El hombre de Boetticher
El rincón de Madrid del nigeriano que vigila la fábrica en ruinas
Desde su rincón en la antigua fábrica de ascensores de Boetticher y Navarro, en Villaverde, Gaskin Uyi Emwiongbon ve sólo un trozo de Madrid, y muy a lo lejos; esas casas de ladrillo deben ser las de la avenida de los Poblados, y eso otro de más allá, Aluche.
Gaskin no suele ir por allí. Las incursiones de este nigeriano de 27 años en la ciudad no pasan del distrito de Villaverde, para buscarse algo de comida o para ver a algún compatriota por si le ofrece alguna chapuza con la que ganarse un dinero.
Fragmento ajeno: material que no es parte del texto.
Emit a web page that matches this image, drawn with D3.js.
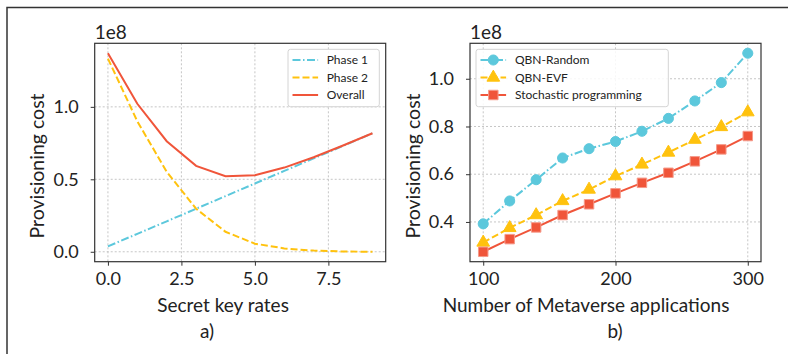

Pero eso no sucede muy a menudo.
Tiene los ojos vidriosos, algo amarillos, la mirada siempre en otra cosa, unas manos que parecen estar hechas de cuero envejecido y una sonrisa cansada que nunca deja ver sus dientes. Se mueve como si estuviera siempre dormido. Gaskin gasta la mayor parte del tiempo en el trabajo en el que él mismo se ha empleado: quitar los escombros del basurero en el que se ha convertido la fábrica. Sus pagadores son los ecuatorianos que van allí sobre las seis de la tarde para jugar al voleibol o al fútbol. Le dan unos billetes a cambio de que retire cristales de las improvisadas pistas para jugar allí sin riesgo de heridas. A eso se dedica Gaskin.
Mientras la nave abandonada desde 1993 siga en pie, Gaskin tendrá casa
Con un pie en el aire y el otro apoyado sobre los límites del agujero de una escalera destrozada, el nigeriano muestra un hueco en el suelo donde suele dormir, un habitáculo donde sólo se puede entrar reptando. "Vine a Madrid en 2005 para trabajar en la construcción, en la empresa de un colombiano. Hace unos meses, las cosas le empezaron a ir mal y me quedé sin empleo. Estuve en la calle muchos días, durmiendo en obras, huyendo de la policía. Un día vi este sitio y me quedé". Gaskin termina muchos de sus comentarios con la frase "por la gracia de Dios", una breve concesión al optimismo.
Mientras la fábrica siga en pie, Gaskin tendrá casa. El Ayuntamiento de Madrid anunció hace unos días que va a convertir la antigua fábrica, levantada a principios del siglo pasado y abandonada desde 1993, en un centro de nuevas tecnologías. Hoy es una ruina destartalada llena de graffitis donde la gente deja todo aquello de lo que no puede desembarazarse. "Me quedaré aquí hasta que lo hagan. Quizá me den un trabajo para vigilar el edificio que vayan a hacer aquí".
Su familia -con la que habla al menos una vez al mes por teléfono- no pudo ofrecerle muchas oportunidades. Su madre le parió en Bida, una ciudad levantada sobre el paisaje árido del Estado de Níger, y pronto emigraron a Benín City, el lugar del que proceden la mayoría de los nigerianos que viven en España. Gaskin podía haber sido muchas cosas en Nigeria para ganarse la vida. Podría haber sido asaltador de caminos -lo más probable es que hubiera muerto del balazo de un policía-, o podría haber sido 419ner (fouroneniner), que es como llaman allí a los timadores, los que incumplen el artículo 419 del Código Penal contra el fraude. Pero todas esas cosas son, según Gaskin, "afrentas a Dios". "Él te mira y ve lo que haces todo el rato. Aquí no hago nada contra él. No wahala [significa problema en la lengua nigeriana de los ibo]".
Sobre las tres de la tarde empieza a llegar una avanzadilla de ecuatorianos con la intención de preparar el terreno en el que practicarán el juego de voleibol. Colocan una red de plástico entre dos palos y le dan a Gaskin cinco euros por retirar los últimos escombros de la pista. "No sé muy bien por qué vienen aquí. Creo que la policía no les deja jugar en los parques. Con lo que me dan todos me puedo ganar 20 euros". No es mucho, pero le da para seguir allí, sintiéndose útil, el hombre que vigila un lugar donde sólo los ecuatorianos quieren estar.